▸ **Short task**
Retype the opening lines of the data exactly, stopping after the line that contains "-11.2, -11.6, -9, -7.5, -7, -7.5, -10, -13, -20, -31]". Skip every picture.

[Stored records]

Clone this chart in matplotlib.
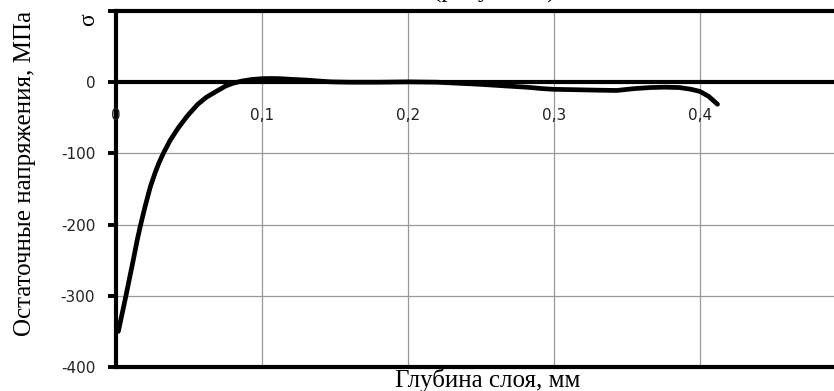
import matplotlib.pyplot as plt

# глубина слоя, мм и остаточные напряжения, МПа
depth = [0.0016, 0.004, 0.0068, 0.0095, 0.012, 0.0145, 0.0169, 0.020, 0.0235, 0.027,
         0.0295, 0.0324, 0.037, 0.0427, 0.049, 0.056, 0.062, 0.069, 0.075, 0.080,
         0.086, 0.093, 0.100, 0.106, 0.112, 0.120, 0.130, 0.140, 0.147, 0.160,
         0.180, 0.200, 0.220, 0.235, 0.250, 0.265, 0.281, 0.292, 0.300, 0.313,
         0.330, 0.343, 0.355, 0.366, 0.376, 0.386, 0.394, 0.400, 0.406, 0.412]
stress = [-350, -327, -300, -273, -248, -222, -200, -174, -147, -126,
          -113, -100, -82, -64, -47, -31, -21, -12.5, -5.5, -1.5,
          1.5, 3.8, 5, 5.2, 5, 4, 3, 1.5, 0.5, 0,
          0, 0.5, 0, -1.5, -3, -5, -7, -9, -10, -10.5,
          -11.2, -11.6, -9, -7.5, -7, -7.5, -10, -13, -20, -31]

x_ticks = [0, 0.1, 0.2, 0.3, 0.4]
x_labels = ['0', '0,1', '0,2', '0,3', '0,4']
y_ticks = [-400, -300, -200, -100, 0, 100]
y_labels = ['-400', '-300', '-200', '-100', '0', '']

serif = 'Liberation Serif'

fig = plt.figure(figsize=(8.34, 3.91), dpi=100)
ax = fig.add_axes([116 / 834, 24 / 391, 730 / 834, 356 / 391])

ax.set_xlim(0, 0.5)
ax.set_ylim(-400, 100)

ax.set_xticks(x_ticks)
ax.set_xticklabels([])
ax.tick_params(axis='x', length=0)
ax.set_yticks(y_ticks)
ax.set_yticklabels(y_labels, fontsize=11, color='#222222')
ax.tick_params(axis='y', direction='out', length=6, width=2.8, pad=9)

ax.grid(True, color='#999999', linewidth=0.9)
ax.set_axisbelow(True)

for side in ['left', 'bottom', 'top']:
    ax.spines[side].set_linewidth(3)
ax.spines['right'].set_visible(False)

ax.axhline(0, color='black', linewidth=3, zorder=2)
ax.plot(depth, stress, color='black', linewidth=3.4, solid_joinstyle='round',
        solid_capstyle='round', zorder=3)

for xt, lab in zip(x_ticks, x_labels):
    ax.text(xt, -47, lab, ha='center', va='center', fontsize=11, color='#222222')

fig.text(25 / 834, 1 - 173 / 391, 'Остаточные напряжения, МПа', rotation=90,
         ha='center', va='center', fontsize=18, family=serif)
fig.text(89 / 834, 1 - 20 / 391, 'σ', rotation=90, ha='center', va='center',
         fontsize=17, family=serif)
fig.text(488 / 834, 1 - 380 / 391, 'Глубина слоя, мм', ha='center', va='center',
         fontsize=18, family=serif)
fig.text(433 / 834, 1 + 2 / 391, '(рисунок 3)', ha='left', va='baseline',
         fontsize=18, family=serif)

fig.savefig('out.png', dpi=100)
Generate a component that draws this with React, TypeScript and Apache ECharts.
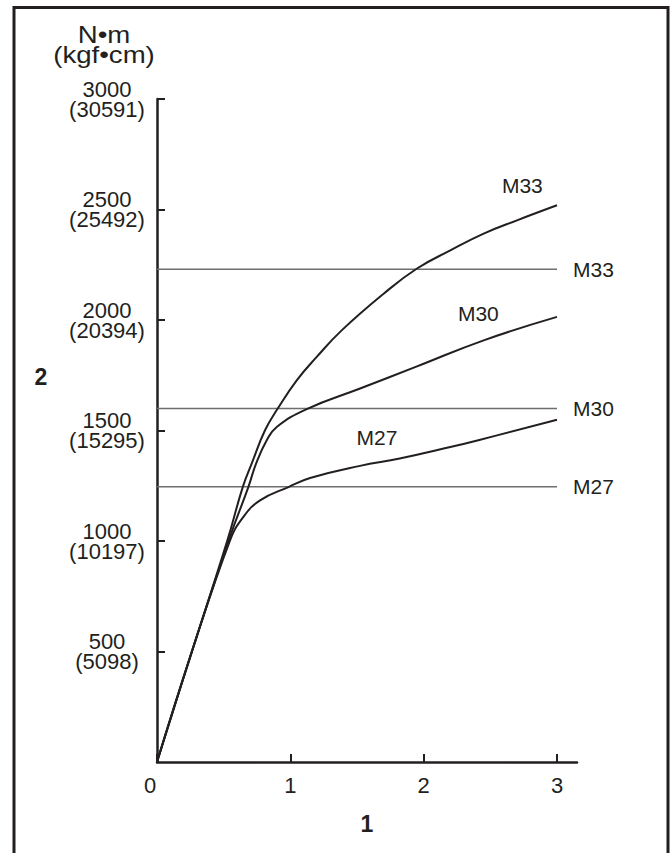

▸ **Full response**
Clone this chart in matplotlib.
import matplotlib.pyplot as plt

# глубина слоя, мм и остаточные напряжения, МПа
depth = [0.0016, 0.004, 0.0068, 0.0095, 0.012, 0.0145, 0.0169, 0.020, 0.0235, 0.027,
         0.0295, 0.0324, 0.037, 0.0427, 0.049, 0.056, 0.062, 0.069, 0.075, 0.080,
         0.086, 0.093, 0.100, 0.106, 0.112, 0.120, 0.130, 0.140, 0.147, 0.160,
         0.180, 0.200, 0.220, 0.235, 0.250, 0.265, 0.281, 0.292, 0.300, 0.313,
         0.330, 0.343, 0.355, 0.366, 0.376, 0.386, 0.394, 0.400, 0.406, 0.412]
stress = [-350, -327, -300, -273, -248, -222, -200, -174, -147, -126,
          -113, -100, -82, -64, -47, -31, -21, -12.5, -5.5, -1.5,
          1.5, 3.8, 5, 5.2, 5, 4, 3, 1.5, 0.5, 0,
          0, 0.5, 0, -1.5, -3, -5, -7, -9, -10, -10.5,
          -11.2, -11.6, -9, -7.5, -7, -7.5, -10, -13, -20, -31]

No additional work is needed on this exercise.